Aim: Write the lines out again, from the top of the material to the line containing "const axisTicks = [-10, -5, 0, 5, 10]", pictures excluded.

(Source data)
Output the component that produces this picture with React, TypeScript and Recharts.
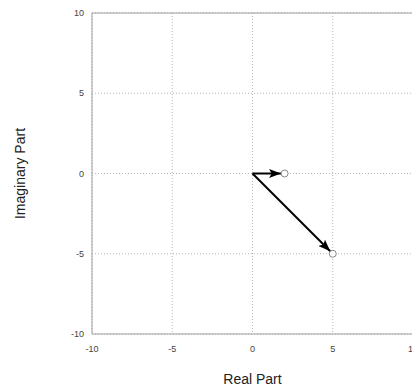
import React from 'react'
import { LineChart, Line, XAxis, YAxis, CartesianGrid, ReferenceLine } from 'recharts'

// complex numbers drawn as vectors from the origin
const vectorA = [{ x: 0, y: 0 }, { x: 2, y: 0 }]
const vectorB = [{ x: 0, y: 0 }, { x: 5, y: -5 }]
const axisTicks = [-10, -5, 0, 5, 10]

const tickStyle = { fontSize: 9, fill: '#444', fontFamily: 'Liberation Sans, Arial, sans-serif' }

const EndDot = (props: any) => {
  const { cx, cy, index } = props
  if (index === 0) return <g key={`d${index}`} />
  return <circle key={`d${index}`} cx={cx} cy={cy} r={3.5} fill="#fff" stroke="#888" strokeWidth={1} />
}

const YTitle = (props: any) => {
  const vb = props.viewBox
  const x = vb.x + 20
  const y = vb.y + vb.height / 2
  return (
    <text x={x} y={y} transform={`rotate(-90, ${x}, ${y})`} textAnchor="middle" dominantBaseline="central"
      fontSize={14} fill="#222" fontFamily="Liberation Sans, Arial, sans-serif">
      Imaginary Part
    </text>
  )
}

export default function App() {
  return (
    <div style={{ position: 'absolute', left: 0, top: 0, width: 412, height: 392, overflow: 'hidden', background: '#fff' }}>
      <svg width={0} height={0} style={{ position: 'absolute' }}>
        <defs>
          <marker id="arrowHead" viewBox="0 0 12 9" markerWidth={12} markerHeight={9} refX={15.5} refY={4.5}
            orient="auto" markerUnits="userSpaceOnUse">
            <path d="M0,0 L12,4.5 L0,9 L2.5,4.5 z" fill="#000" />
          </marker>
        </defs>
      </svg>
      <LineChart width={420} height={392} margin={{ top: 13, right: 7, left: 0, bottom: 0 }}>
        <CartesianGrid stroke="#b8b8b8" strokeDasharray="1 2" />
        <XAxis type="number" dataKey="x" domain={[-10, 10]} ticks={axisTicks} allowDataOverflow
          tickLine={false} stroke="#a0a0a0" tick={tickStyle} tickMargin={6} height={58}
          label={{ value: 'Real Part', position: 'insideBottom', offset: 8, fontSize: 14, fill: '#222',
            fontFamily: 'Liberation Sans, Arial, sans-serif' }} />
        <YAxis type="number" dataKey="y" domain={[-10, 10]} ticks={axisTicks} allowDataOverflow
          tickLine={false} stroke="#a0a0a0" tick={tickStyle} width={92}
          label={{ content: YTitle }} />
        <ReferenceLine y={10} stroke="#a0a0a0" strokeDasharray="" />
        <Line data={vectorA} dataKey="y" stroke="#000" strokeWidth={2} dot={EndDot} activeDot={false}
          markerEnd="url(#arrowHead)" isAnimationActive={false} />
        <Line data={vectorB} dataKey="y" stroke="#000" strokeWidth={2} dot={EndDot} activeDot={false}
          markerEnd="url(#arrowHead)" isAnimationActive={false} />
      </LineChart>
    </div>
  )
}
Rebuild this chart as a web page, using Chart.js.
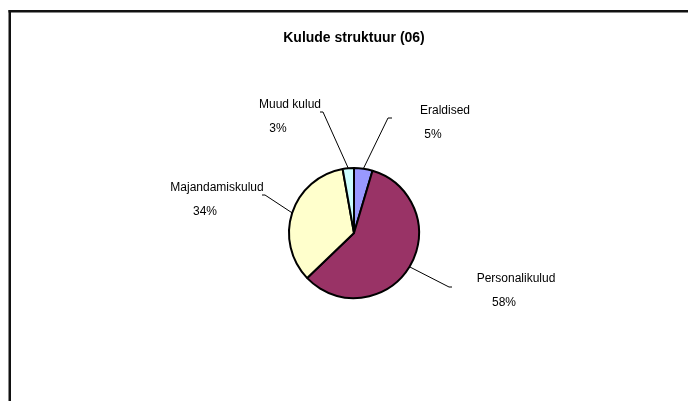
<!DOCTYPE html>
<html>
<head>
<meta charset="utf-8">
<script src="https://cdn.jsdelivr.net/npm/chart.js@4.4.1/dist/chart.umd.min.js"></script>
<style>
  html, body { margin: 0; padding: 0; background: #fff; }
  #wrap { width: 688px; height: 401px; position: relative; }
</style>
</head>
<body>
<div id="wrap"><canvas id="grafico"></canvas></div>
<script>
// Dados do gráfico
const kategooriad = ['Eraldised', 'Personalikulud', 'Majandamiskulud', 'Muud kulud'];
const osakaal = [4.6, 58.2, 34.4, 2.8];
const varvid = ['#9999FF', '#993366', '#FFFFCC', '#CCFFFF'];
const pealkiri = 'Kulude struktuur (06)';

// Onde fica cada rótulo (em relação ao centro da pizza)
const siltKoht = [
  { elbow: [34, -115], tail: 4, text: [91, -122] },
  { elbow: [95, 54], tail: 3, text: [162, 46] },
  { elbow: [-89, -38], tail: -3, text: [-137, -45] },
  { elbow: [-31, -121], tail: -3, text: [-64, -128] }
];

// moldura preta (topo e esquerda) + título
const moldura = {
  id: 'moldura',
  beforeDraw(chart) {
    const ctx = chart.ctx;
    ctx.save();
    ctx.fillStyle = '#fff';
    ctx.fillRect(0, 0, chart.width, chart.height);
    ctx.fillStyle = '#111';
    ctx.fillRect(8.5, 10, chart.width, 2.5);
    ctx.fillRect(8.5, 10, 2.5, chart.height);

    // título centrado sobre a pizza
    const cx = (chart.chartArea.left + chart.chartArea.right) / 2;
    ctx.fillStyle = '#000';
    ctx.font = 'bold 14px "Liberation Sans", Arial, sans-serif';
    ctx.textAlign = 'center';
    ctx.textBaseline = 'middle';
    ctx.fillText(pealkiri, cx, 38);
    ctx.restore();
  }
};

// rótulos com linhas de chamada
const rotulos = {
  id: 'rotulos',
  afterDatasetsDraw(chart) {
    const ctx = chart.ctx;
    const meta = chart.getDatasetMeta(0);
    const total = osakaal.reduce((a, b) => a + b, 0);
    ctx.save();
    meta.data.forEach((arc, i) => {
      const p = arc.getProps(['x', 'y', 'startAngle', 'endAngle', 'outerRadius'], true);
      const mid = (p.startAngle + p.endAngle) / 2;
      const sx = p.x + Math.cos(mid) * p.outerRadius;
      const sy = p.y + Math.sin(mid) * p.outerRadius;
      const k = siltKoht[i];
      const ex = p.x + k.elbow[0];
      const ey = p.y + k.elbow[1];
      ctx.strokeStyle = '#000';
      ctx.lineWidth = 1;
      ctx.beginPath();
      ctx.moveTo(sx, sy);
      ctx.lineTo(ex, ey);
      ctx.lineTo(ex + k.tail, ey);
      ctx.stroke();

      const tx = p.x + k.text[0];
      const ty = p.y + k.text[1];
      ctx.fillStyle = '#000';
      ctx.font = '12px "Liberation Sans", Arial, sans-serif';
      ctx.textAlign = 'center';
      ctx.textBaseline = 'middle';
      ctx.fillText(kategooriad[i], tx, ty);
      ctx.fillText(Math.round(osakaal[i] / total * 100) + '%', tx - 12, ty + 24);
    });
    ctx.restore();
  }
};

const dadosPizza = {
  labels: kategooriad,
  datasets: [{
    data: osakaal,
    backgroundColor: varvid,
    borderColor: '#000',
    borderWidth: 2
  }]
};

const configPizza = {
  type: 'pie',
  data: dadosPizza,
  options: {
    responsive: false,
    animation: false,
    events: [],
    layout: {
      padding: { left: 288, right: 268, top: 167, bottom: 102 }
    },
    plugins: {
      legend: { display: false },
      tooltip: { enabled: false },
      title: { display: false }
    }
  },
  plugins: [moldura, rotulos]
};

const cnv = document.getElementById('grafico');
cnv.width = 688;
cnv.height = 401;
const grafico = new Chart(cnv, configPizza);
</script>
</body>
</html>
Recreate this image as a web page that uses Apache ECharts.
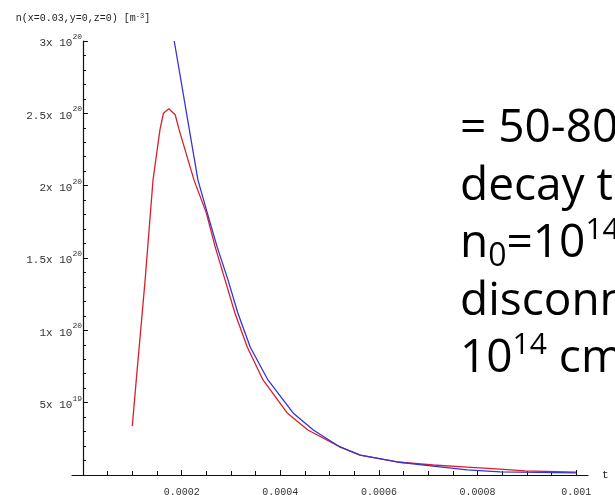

Task response:
Output the component that produces this picture with React, TypeScript and Recharts.
import React from 'react'
import { LineChart, Line, XAxis, YAxis, CartesianGrid, ReferenceLine } from 'recharts'

// complex numbers drawn as vectors from the origin
const vectorA = [{ x: 0, y: 0 }, { x: 2, y: 0 }]
const vectorB = [{ x: 0, y: 0 }, { x: 5, y: -5 }]
const axisTicks = [-10, -5, 0, 5, 10]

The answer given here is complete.